Express News Service
It’s not uncommon for graphic designer Swati Aneja to drift off and daydream about all things other than the group project at hand. But this does not happen always. When tasked with an independent assignment, she works with steadfast focus. But when she’s made to work in a group, her mind loiters easily. This tendency has a name. It’s called social loafing and we’ve all been there at some point.
It has become a common occurrence today but the origins of social loafing dates back to 1913. French agricultural engineer Max Ringelmann was the one to introduce this theory through an experiment, which later came to be known as the Ringelmann’s Rope-Pulling Experiments.
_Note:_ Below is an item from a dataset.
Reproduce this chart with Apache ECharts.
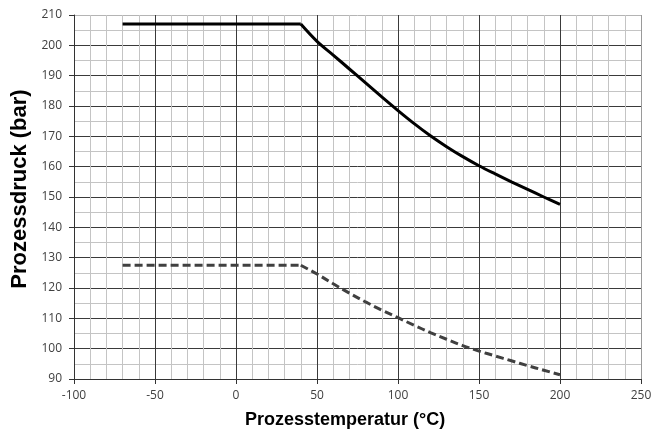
<!DOCTYPE html>
<html>
<head>
<meta charset="utf-8">
<script src="https://cdn.jsdelivr.net/npm/echarts@6/dist/echarts.min.js"></script>
<style>
  html, body { margin: 0; padding: 0; background: #fff; }
  #chart { width: 653px; height: 433px; }
</style>
</head>
<body>
<div id="chart"></div>
<script>
// Temperature points (°C); index 1 (40 °C) is where both curves start to fall
const temps = [-70, 40, 50, 60, 70, 80, 90, 100, 110, 120, 130, 140, 150, 160, 170, 180, 190, 200];
// Upper limit curve (bar)
const pressureMax = [207, 207, 201.3, 196.8, 192.2, 187.6, 183.0, 178.5, 174.2, 170.2, 166.6, 163.3, 160.3, 157.6, 155.0, 152.5, 150.0, 147.6];
// Lower curve (bar)
const pressureLow = [127.5, 127.5, 124.6, 121.4, 118.3, 115.4, 112.7, 110.2, 107.7, 105.3, 103.1, 101.0, 99.2, 97.6, 96.0, 94.4, 92.9, 91.4];

const xTitle = 'Prozesstemperatur (°C)';
const yTitle = 'Prozessdruck (bar)';

const KNEE = 1;
const pairs = (ys, from, to) => temps.slice(from, to).map((t, i) => [t, ys[from + i]]);

const chart = echarts.init(document.getElementById('chart'), null, { renderer: 'canvas' });

const labelFont = { fontFamily: '"Open Sans", sans-serif', fontSize: 12, color: '#404040' };
const titleFont = { fontFamily: '"Liberation Sans", Arial, sans-serif', fontWeight: 'bold', color: '#000' };

// major grid: dark, except the outer edge at the maximum which is light
const ySplit = Array(12).fill('#3a3a3a').concat(['#b4b4b4']);
const xSplit = Array(7).fill('#3a3a3a').concat(['#9a9a9a']);

// flat part and falling part drawn as separate pieces so the knee stays sharp
function curve(ys, style) {
  return [
    { type: 'line', data: pairs(ys, 0, KNEE + 1), showSymbol: false, lineStyle: style, z: 3 },
    { type: 'line', data: pairs(ys, KNEE, temps.length), showSymbol: false, smooth: 0.35, lineStyle: style, z: 3 }
  ];
}

chart.setOption({
  animation: false,
  backgroundColor: '#fff',
  grid: { left: 74, right: 12, top: 15, bottom: 54, containLabel: false, outerBoundsMode: 'none' },
  xAxis: {
    type: 'value',
    min: -100, max: 250, interval: 50,
    name: xTitle,
    nameLocation: 'middle',
    nameGap: 32,
    nameTextStyle: Object.assign({ fontSize: 18, padding: [0, 25, 0, 0] }, titleFont),
    axisLine: { show: true, onZero: false, lineStyle: { color: '#333', width: 1 } },
    axisTick: { show: true, length: 5, lineStyle: { color: '#333' } },
    axisLabel: Object.assign({ margin: 11 }, labelFont),
    splitLine: { show: true, lineStyle: { color: xSplit, width: 1 } },
    minorTick: { show: false, splitNumber: 5 },
    minorSplitLine: { show: true, lineStyle: { color: '#c4c4c4', width: 1 } }
  },
  yAxis: {
    type: 'value',
    min: 90, max: 210, interval: 10,
    name: yTitle,
    nameLocation: 'middle',
    nameGap: 43,
    nameRotate: 90,
    nameTextStyle: Object.assign({ fontSize: 22, padding: [0, 0, 0, 16] }, titleFont),
    axisLine: { show: true, onZero: false, lineStyle: { color: '#333', width: 1 } },
    axisTick: { show: true, length: 5, lineStyle: { color: '#333' } },
    axisLabel: Object.assign({ margin: 12 }, labelFont),
    splitLine: { show: true, lineStyle: { color: ySplit, width: 1 } },
    minorTick: { show: false, splitNumber: 2 },
    minorSplitLine: { show: true, lineStyle: { color: '#c4c4c4', width: 1 } }
  },
  series: [].concat(
    curve(pressureMax, { color: '#000', width: 3 }),
    curve(pressureLow, { color: '#404040', width: 3, type: [8, 4] })
  )
});
</script>
</body>
</html>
He asked participants to pull a rope, first alone and then in a group. Ringelmann noticed that in the case of the latter, participants exerted much less effort. He found that individual productivity decreased as group size increased.
What’s at play here?
A loss of motivation primarily. When the contribution of every member is put together to achieve a collective goal, loafing happens more easily. One does not feel the impulse or excitement to put their best foot forward. As a result, there is a diffusion of responsibility. One might think that somebody else will eventually do it, so why bother? The result is a compromised outcome. “When nobody’s noticing your effort, it is easier to put things off. There is a lack of accountability too. You do the bare minimum and take a mental back seat. Lack of ownership makes things worse because if the project gets flack, you cannot be blamed for it,” says Delhi-based leadership coach Sudhir Krishnaswamy. Productivity takes a hit. Social loafing reduces the impact of a project. In short, it can be detrimental to professional outcomes.
There are ways to reduce this at the workplace.
Group size: Studies have shown that social loafing is less prevalent in smaller groups. This is because it is easier to notice individual contributions. The larger the group, the more chances of one’s efforts getting diluted.
Work allocation: Instead of letting the team figure it out, making each member responsible for a set of tasks can reap better outcomes. By this, the morale of the staff improves as well. They know they are being watched and thus, perform well. “A pro tip: Try allocating tasks based on individual strengths of team members. Use their skills to improve the efficacy of outcomes. If they are put to a task they genuinely enjoy, the chances of them doing it well increase multi-fold,” says Krishnaswamy.
Smaller team collaborations: The smaller the group, the better chance for ownership. There is no need to pile people up on a project. For maximising potential, keep the group size to four to seven members. With this, there will be better engagement and communication. In her study, ‘Why individuals in larger teams perform worse,’ Jennifer S Mueller from the University of Pennsylvania, the United States, found that ‘employee perceives that support is less available in the team as team size increases… larger teams diminish perceptions of available support which would otherwise buffer stressful experiences and promote performance.’
Have one-member teams: In some professional environments or specific projects, one-member teams can be more beneficial than larger groups. Contrary to popular belief, working solo gets the job done as efficiently as collective ones. “Some people thrive when working by themselves as it gives them all the flexibility. It puts them in the driver’s seat and gives them a sense of power. They can take more risks. It eliminates conflict too,” says Gurugram-based management consultant Sheena Raj.
Evaluation: Rather than leaving this crucial step to the end of the project, it is better to take stock a couple of times in the middle. “One can achieve this by setting milestones. It is an effective way of gauging progress and monitoring performance. It also allows time for course corrections,” says Raj.
Social loafing creates two distinct identities within the group. One, ‘in-group’ or people who identify with the common goal of the group and do what is expected by contributing equally. The other being the ‘out-group’ or people, who by contrast, do not participate actively, leading to a contribution disparity.